Third, the disappearance of Western civilization from the college curriculum is part of a larger demoralization of the West. The generations who have been taught that the relative prosperity of Western societies was achieved mainly by exploitation of humanity and heedless consumption of natural resources, or by geographic good fortune (e.g. Jared Diamond’s Guns, Germs, and Steel thesis) have faint reason to see themselves as part of a larger, meaningful, and worthy undertaking.

Combating such impoverishment, vulnerability, and anomie are pretty strong reasons for restoring Western civilization to the curriculum. Along with these three reasons might be the need for colleges and universities to find new ways to attract and hold on to students as the higher-education bubble deflates. The model of trying to be all things to all people with a curriculum of endless options is plainly failing. As online education inevitably swallows the market for students primarily interested in college degrees as a workplace credential, colleges will have to think hard about what alternative they can offer.

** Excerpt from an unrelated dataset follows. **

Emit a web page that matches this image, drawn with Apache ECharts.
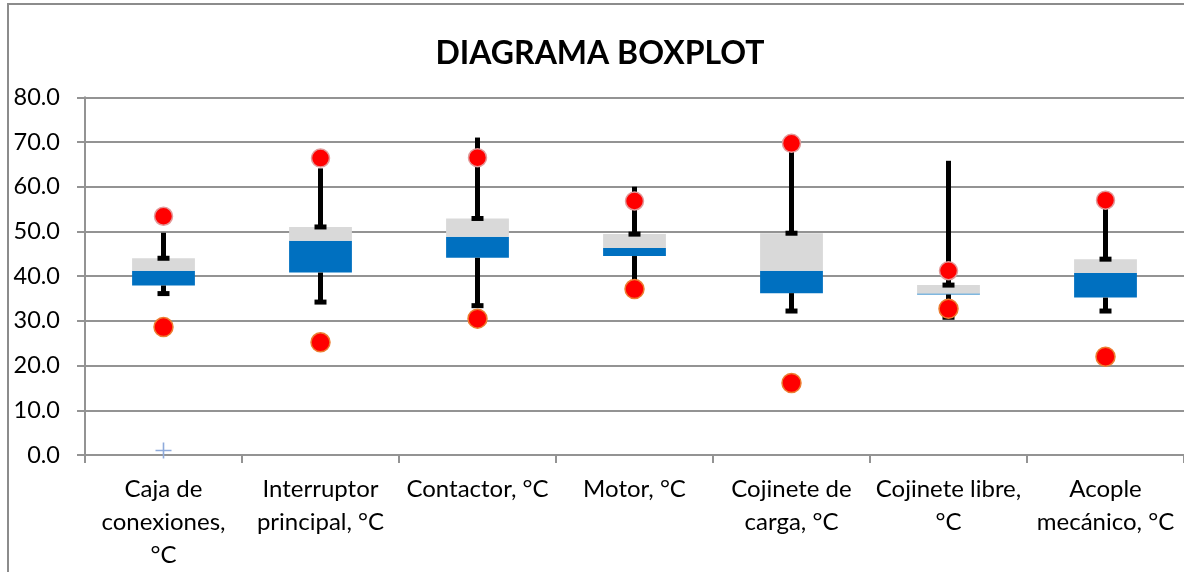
<!DOCTYPE html>
<html>
<head>
<meta charset="utf-8">
<script src="https://cdn.jsdelivr.net/npm/echarts@6/dist/echarts.min.js"></script>
<style>
html,body{margin:0;padding:0;background:#fff;}
#c{width:1184px;height:572px;}
</style>
</head>
<body>
<div id="c"></div>
<script>
var categories = ["Caja de\nconexiones,\n°C", "Interruptor\nprincipal, °C", "Contactor, °C", "Motor, °C", "Cojinete de\ncarga, °C", "Cojinete libre,\n°C", "Acople\nmecánico, °C"];
var q1 = [37.9, 40.8, 44.1, 44.5, 36.2, 35.9, 35.2];
var median = [41.2, 47.9, 48.8, 46.3, 41.2, 36.1, 40.7];
var q3 = [44.0, 51.0, 52.9, 49.4, 49.6, 38.0, 43.8];
var whiskerHigh = [49.7, 64.1, 71.0, 60.0, 69.5, 65.8, 55.2];
var whiskerLow = [36.1, 34.2, 33.4, 37.3, 32.2, 30.8, 32.2];
var upperPoint = [53.4, 66.4, 66.5, 56.8, 69.7, 41.2, 57.0];
var lowerPoint = [28.6, 25.2, 30.5, 37.1, 16.1, 32.7, 22.0];
var extraPoint = [1.0, null, null, null, null, null, null];
var yTicks = [0, 10, 20, 30, 40, 50, 60, 70, 80];

var FONT = 'Lato';
var blueBox = median.map(function (m, i) { return +(m - q1[i]).toFixed(2); });
var grayBox = q3.map(function (q, i) { return +(q - median[i]).toFixed(2); });
var whiskerData = categories.map(function (c, i) { return [i, q3[i], whiskerHigh[i], whiskerLow[i], q1[i]]; });

var chart = echarts.init(document.getElementById('c'), null, {renderer: 'canvas'});
chart.setOption({
  animation: false,
  backgroundColor: '#fff',
  graphic: [
    {type: 'rect', shape: {x: 8, y: 4, width: 1250, height: 650}, style: {fill: 'none', stroke: '#8c8c8c', lineWidth: 2}, z: 0},
    {type: 'text', x: 600, y: 54, style: {text: 'DIAGRAMA BOXPLOT', font: 'bold 32px ' + FONT, fill: '#000', textAlign: 'center', textVerticalAlign: 'middle'}, z: 10}
  ],
  grid: {left: 85, top: 97.3, width: 1102.5, height: 357.7, containLabel: false},
  xAxis: {
    type: 'category',
    data: categories,
    boundaryGap: true,
    axisLine: {show: true, lineStyle: {color: '#939393', width: 2}},
    axisTick: {show: true, length: 8, lineStyle: {color: '#939393', width: 2}},
    axisLabel: {color: '#000', fontFamily: FONT, fontSize: 24, lineHeight: 33, margin: 18, interval: 0, align: 'center'},
    splitLine: {show: false}
  },
  yAxis: {
    type: 'value',
    min: yTicks[0], max: yTicks[yTicks.length - 1], interval: 10,
    axisLine: {show: true, lineStyle: {color: '#939393', width: 2}},
    axisTick: {show: true, length: 8, lineStyle: {color: '#939393', width: 2}},
    axisLabel: {color: '#000', fontFamily: FONT, fontSize: 23.5, margin: 25, formatter: function (v) { return v.toFixed(1); }},
    splitLine: {show: true, lineStyle: {color: '#939393', width: 2}}
  },
  series: [
    {type: 'bar', stack: 'box', data: q1, barWidth: '40%', itemStyle: {color: 'rgba(0,0,0,0)'}, silent: true, z: 2},
    {type: 'bar', stack: 'box', data: blueBox, barWidth: '40%', itemStyle: {color: '#0070c0'}, z: 2},
    {type: 'bar', stack: 'box', data: grayBox, barWidth: '40%', itemStyle: {color: '#d9d9d9'}, z: 2},
    {
      type: 'custom', data: whiskerData, z: 5,
      renderItem: function (params, api) {
        var x = api.coord([api.value(0), 0])[0];
        var yQ3 = api.coord([0, api.value(1)])[1];
        var yHi = api.coord([0, api.value(2)])[1];
        var yLo = api.coord([0, api.value(3)])[1];
        var yQ1 = api.coord([0, api.value(4)])[1];
        var st = {stroke: '#000', lineWidth: 5};
        return {type: 'group', children: [
          {type: 'line', shape: {x1: x, y1: yHi, x2: x, y2: yQ3}, style: st},
          {type: 'rect', shape: {x: x - 6, y: yQ3 - 2.5, width: 12, height: 5}, style: {fill: '#000'}},
          {type: 'line', shape: {x1: x, y1: yQ1, x2: x, y2: yLo}, style: st},
          {type: 'rect', shape: {x: x - 6, y: yLo - 2.5, width: 12, height: 5}, style: {fill: '#000'}}
        ]};
      }
    },
    {type: 'scatter', data: upperPoint, symbol: 'circle', symbolSize: 18, z: 8,
      itemStyle: {color: '#ff0000', borderColor: '#e39a9a', borderWidth: 1.5, opacity: 1}},
    {type: 'scatter', data: lowerPoint, symbol: 'circle', symbolSize: 19, z: 8,
      itemStyle: {color: '#ff0000', borderColor: '#ed7d31', borderWidth: 1.5, opacity: 1}},
    {type: 'scatter', data: extraPoint, symbol: 'path://M0,7.2h16v1.6h-16z M7.2,0h1.6v16h-1.6z', symbolSize: 16, z: 8,
      itemStyle: {color: '#8eaadb', opacity: 1}}
  ]
});
</script>
</body>
</html>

A coherent curriculum with something more substantial than nods in the direction of “critical thinking” could be the answer.

The diffuse hostility of American higher education toward Western civilization—both the civilization itself and the subject of academic study—leaves a curious cultural gap. Americans are plainly interested in history. The public reads vast quantities of nonfiction works of history and historical novels. We travel large distances to visit historic sites in the near east, Europe, and America. We are riveted by television and movie costume dramas. And even that barometer of the zeitgeist YouTube registers the playful fascination Americans have with the history of the West. The topic may be vanishing from the curriculum, but you can brush up on it in the “Epic Rap Battles of History” I alluded to at the beginning. That is where you can find Shakespeare faces off against Dr. SeussJustin Bieber duels with Beethoven, and Ben Franklin spars with Billy Mays. Yes, it has come to that.